The obvious episodes are here, including the Berlin Air Lift, the Korean War and Hungary 1956, but there are also aspects of the era I was less informed about such as how important the Greek Civil War was to both sides and how worried America and its allies were (including the Catholic church) over the 1948 election in Italy when the Communists looked close to victory in democratic elections.
These are fascinating programmes. They are in my hinterland. What’s in yours?
This book by Nicholas Griffin is a fascinating insight into the events that led to a turning point in international relations during the Cold War. It also makes a connection between a Communist aristocrat from Britain and the thawing of relations between USA and China. The sub-title is ‘Ivor Montagu and the Astonishing Story Behind the Game That Changed the World’. The first part of the book relates the life of Ivor Montagu, a younger son of a wealthy British family who embraced communism and acted as a spy for the Soviet Union. To what extent his activities were known to security forces in Britain is unknown but it is clear that he was regarded with suspicion by the establishment. His mother received a consolation note from Queen Mary when Ivor announced the name of his bride to be!
Montagu had a passion for table tennis and could see how it could be the perfect sport for a communist world; wealth was not needed to participate and it was a great equaliser on the table of play. He codified the game and set off to popularise it across the world. There are interesting tales of how sport can break down barriers. In one, a young Japanese player met a hostile reception from press and public when he played in London after the end of World War Two. By the end of the tournament, though, his skill as well as his dignity won over the crowd.
The second part of the story concerns the political manoeuvres to bring about a thaw in the Cold War and to bring China out of the self- imposed isolation. Table tennis was instrumental in the testing of the waters. The historic visit of the US team to Beijing in response to what was orchestrated to look like an impromptu invitation from the Chinese players paved the way for the later visit of Kissinger and then Nixon to Zhou Enlai and Chairman Mao.
Ivor Montagu is largely missing from the second part of the book. He retired as president of the International Table Tennis Federation in 1967. The epilogue returns to his story and poses questions about his possible reaction to the way the Cold War ended.

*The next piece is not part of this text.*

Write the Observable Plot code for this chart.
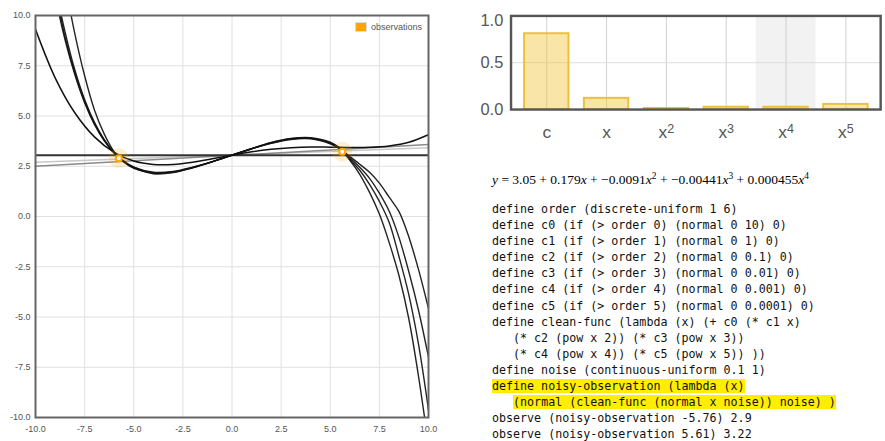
<!DOCTYPE html>
<html>
<head>
<meta charset="utf-8">
<script src="https://cdn.jsdelivr.net/npm/d3@7"></script>
<script src="https://cdn.jsdelivr.net/npm/@observablehq/plot@0.6"></script>
<style>
  html, body { margin: 0; padding: 0; background: #fff; }
  body { width: 885px; height: 441px; overflow: hidden; position: relative; }
  #left { position: absolute; left: 0; top: 0; }
  #right { position: absolute; left: 470px; top: 0; }
  #legend { position: absolute; left: 355px; top: 22px; font: 9px "Liberation Sans", Arial, sans-serif; color: #555; display: flex; align-items: center; }
  #legend .sw { width: 10px; height: 8px; background: #ffa500; border: 1px solid #ddd; margin-right: 4px; }
  #formula { position: absolute; left: 492px; top: 173px; font: 13.5px "Liberation Serif", "Times New Roman", serif; line-height: 1; white-space: nowrap; color: #000; }
  #formula i { font-style: italic; }
  #formula sup { font-size: 0.7em; line-height: 0; vertical-align: 0.55em; }
  #code { position: absolute; left: 492px; top: 201px; margin: 0; font: 11.66px "DejaVu Sans Mono", monospace; line-height: 16.1px; color: #111; white-space: pre; }
  #code .hl { background: #ffee00; }
</style>
</head>
<body>
<div id="left"></div>
<div id="legend"><span class="sw"></span><span>observations</span></div>
<div id="right"></div>
<div id="formula"><i>y</i> = 3.05 + 0.179<i>x</i> + −0.0091<i>x</i><sup>2</sup> + −0.00441<i>x</i><sup>3</sup> + 0.000455<i>x</i><sup>4</sup></div>
<pre id="code">define order (discrete-uniform 1 6)
define c0 (if (&gt; order 0) (normal 0 10) 0)
define c1 (if (&gt; order 1) (normal 0 1) 0)
define c2 (if (&gt; order 2) (normal 0 0.1) 0)
define c3 (if (&gt; order 3) (normal 0 0.01) 0)
define c4 (if (&gt; order 4) (normal 0 0.001) 0)
define c5 (if (&gt; order 5) (normal 0 0.0001) 0)
define clean-func (lambda (x) (+ c0 (* c1 x)
   (* c2 (pow x 2)) (* c3 (pow x 3))
   (* c4 (pow x 4)) (* c5 (pow x 5)) ))
define noise (continuous-uniform 0.1 1)
<span class="hl">define noisy-observation (lambda (x)</span>
   <span class="hl">(normal (clean-func (normal x noise)) noise) )</span>
observe (noisy-observation -5.76) 2.9
observe (noisy-observation 5.61) 3.22</pre>
<script>
// ---------- left chart data ----------
const xTicks = [-10, -7.5, -5, -2.5, 0, 2.5, 5, 7.5, 10];
const yTicks = [-10, -7.5, -5, -2.5, 0, 2.5, 5, 7.5, 10];

// sampled x positions of the posterior curves
const xSamples = [-10, -9.5, -9, -8.5, -8, -7.5, -7, -6.5, -6, -5.5, -5, -4, -3, -2, -1, 0, 1, 2, 3, 4, 5, 5.5, 6, 6.5, 7, 7.5, 8, 8.5, 9, 9.5, 10];
const curveA = [17.1, 13.75, 11.0, 8.8, 7.06, 5.66, 4.58, 3.76, 3.16, 2.73, 2.45, 2.2, 2.24, 2.45, 2.73, 3.05, 3.37, 3.65, 3.85, 3.89, 3.64, 3.35, 2.8, 2.1, 1.2, 0.12, -1.3, -2.95, -5.1, -8.0, -11.4];
const curveB = [17.5, 14.1, 11.3, 8.95, 7.15, 5.72, 4.62, 3.79, 3.17, 2.74, 2.45, 2.16, 2.2, 2.43, 2.72, 3.05, 3.38, 3.67, 3.87, 3.9, 3.66, 3.36, 2.85, 2.3, 1.6, 0.75, -0.3, -2.0, -3.9, -6.4, -9.63];
const curveC = [17.8, 14.4, 11.5, 9.2, 7.3, 5.82, 4.68, 3.82, 3.18, 2.73, 2.43, 2.13, 2.18, 2.42, 2.72, 3.05, 3.38, 3.68, 3.88, 3.92, 3.7, 3.4, 2.92, 2.45, 1.9, 1.16, 0.26, -1.05, -2.75, -4.7, -7.0];
const curveD = [22, 17.5, 14.2, 11.6, 9.1, 7.0, 5.3, 4.1, 3.22, 2.7, 2.4, 2.18, 2.22, 2.44, 2.73, 3.05, 3.36, 3.64, 3.83, 3.86, 3.62, 3.38, 2.98, 2.6, 2.2, 1.66, 0.96, 0.24, -1.02, -2.67, -4.58];

// mean quartic fit (shown as formula)
const quartX = [-10, -9, -8, -7, -6, -5, -4, -3, -2, -1, 0, 1, 2, 3, 4, 5, 6, 7, 8, 9, 10];
const quartY = [9.31, 6.90, 5.16, 3.96, 3.19, 2.76, 2.59, 2.59, 2.70, 2.87, 3.05, 3.22, 3.34, 3.42, 3.46, 3.45, 3.43, 3.44, 3.51, 3.69, 4.07];

// linear samples
const lineX = [-10, 10];
const lineAY = [2.50, 3.58];
const lineBY = [2.70, 3.42];
// constant samples
const constY = [3.05];

// observations
const obsX = [-5.76, 5.61];
const obsY = [2.9, 3.22];

// ---------- right chart data ----------
const categories = ["c", "x", "x^2", "x^3", "x^4", "x^5"];
const probs = [0.81, 0.12, 0.012, 0.025, 0.025, 0.055];
const highlighted = ["x^4"];
const barTicks = [0, 0.5, 1];

// ---------- build tables ----------
const curves = [curveA, curveB, curveC, curveD];
const curveData = curves.flatMap((c, k) => xSamples.map((x, i) => ({x, y: c[i], k})));
const quartData = quartX.map((x, i) => ({x, y: quartY[i]}));
const lineA = lineX.map((x, i) => ({x, y: lineAY[i]}));
const lineB = lineX.map((x, i) => ({x, y: lineBY[i]}));
const obs = obsX.map((x, i) => ({x, y: obsY[i]}));
const bars = categories.map((c, i) => ({cat: c, p: probs[i]}));

const fmt1 = d => d.toFixed(1);

const left = Plot.plot({
  width: 440, height: 441,
  marginLeft: 35, marginRight: 12, marginTop: 15, marginBottom: 24,
  x: {domain: [-10, 10]},
  y: {domain: [-10, 10]},
  style: {fontFamily: "'Liberation Sans', Arial, sans-serif", fontSize: "9px", color: "#555", background: "#fff"},
  marks: [
    Plot.gridX(xTicks, {stroke: "#e0e0e0", strokeOpacity: 1}),
    Plot.gridY(yTicks, {stroke: "#e0e0e0", strokeOpacity: 1}),
    Plot.axisX(xTicks, {tickSize: 0, tickPadding: 8, tickFormat: fmt1, label: null}),
    Plot.axisY(yTicks, {tickSize: 0, tickPadding: 5, tickFormat: fmt1, label: null}),
    Plot.line(lineB, {x: "x", y: "y", stroke: "#c8c8c8", strokeWidth: 1.5}),
    Plot.line(lineA, {x: "x", y: "y", stroke: "#8a8a8a", strokeWidth: 1.5}),
    Plot.ruleY(constY, {stroke: "#333", strokeWidth: 2}),
    Plot.line(quartData, {x: "x", y: "y", stroke: "#111", strokeWidth: 1.5, curve: "catmull-rom", clip: true}),
    Plot.line(curveData, {x: "x", y: "y", z: "k", stroke: "#111", strokeWidth: 1.4, strokeOpacity: 0.92, curve: "catmull-rom", clip: true}),
    Plot.frame({stroke: "#666", strokeWidth: 2}),
    Plot.dot(obs, {x: "x", y: "y", r: 10, fill: "#ffa500", fillOpacity: 0.18, stroke: null}),
    Plot.dot(obs, {x: "x", y: "y", r: 3, fill: "#fff", stroke: "#ffa500", strokeWidth: 2})
  ]
});
document.getElementById("left").appendChild(left);

const right = Plot.plot({
  width: 430, height: 145,
  marginLeft: 42, marginRight: 5, marginTop: 16, marginBottom: 32,
  x: {domain: categories, paddingInner: 0, paddingOuter: 0.06},
  y: {domain: [0, 1]},
  style: {fontFamily: "'Liberation Sans', Arial, sans-serif", fontSize: "17px", color: "#555", background: "#fff", overflow: "visible"},
  marks: [
    Plot.cell(highlighted, {x: d => d, fill: "#f2f2f2"}),
    Plot.gridX({stroke: "#cfcfcf", strokeOpacity: 1}),
    Plot.gridY([0.5], {stroke: "#dcdcdc", strokeOpacity: 1}),
    Plot.barY(bars, {x: "cat", y: "p", fill: "#f0c030", fillOpacity: 0.42, stroke: "#ebc03a", strokeWidth: 2, insetLeft: 8, insetRight: 8}),
    Plot.frame({stroke: "#555", strokeWidth: 2.5}),
    Plot.axisX({tickSize: 0, tickPadding: 17, label: null, fontSize: 18}),
    Plot.axisY(barTicks, {tickSize: 0, tickPadding: 8, tickFormat: fmt1, label: null})
  ]
});
document.getElementById("right").appendChild(right);

// render superscripts in the category labels; nudge the top y label down
right.querySelectorAll("text").forEach(t => {
  const s = t.textContent;
  if (s === "1.0") {
    const tr = t.getAttribute("transform") || "";
    t.setAttribute("transform", tr + " translate(0,5)");
  }
  if (s.includes("^")) {
    const [base, exp] = s.split("^");
    t.textContent = "";
    const ns = "http://www.w3.org/2000/svg";
    const a = document.createElementNS(ns, "tspan");
    a.textContent = base;
    const b = document.createElementNS(ns, "tspan");
    b.textContent = exp;
    b.setAttribute("dy", "-0.45em");
    b.setAttribute("font-size", "13");
    t.appendChild(a); t.appendChild(b);
  }
});
</script>
</body>
</html>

Nicholas Griffin follows up the stories of players in both the Chinese and US teams and shows that their moment of fame did not bring lasting happiness to all.
‘Ping Pong Diplomacy’ is in my hinterland. What’s in yours?
I loved the novel ‘The Orientalist and the Ghost’ by Susan Barker when I read it last year so I was keen to read her latest, published in 2015. ‘The Incarnations’ has a central spine of a story concerning taxi driver Wang and his relationships with members of his family including his wife and daughter and father and step- mother. Someone is leaving him strange messages in the form of written stories, though, and through these stories we learn a lot about Chinese history.
We know a few things from the start: Wang has fallen into the job of taxi driver and life is a bit of an effort for him; his relationships are all fraught; his early promise has not been realised. The messages discomfort him, not only because he doesn’t know who sent them but because they claim an intimacy he rejects.
Each ‘story’ told within the novel comes from a different era. We go from the Tang dynasty to the upheaval of the cultural revolution in the 60s. Each story is also about two people, how they meet and how they part. As the writer suggests to Driver Wang, he is one of the two. The writer is the other!
Finding out who the writer is occupies Wang’s time and contributes to his feelings of victim hood and, just like Wang, the reader is left guessing until the end. My knowledge of Chinese history needs increasing but the novel was engaging. I admire Susan Barker’s ambition and look forward to her next book.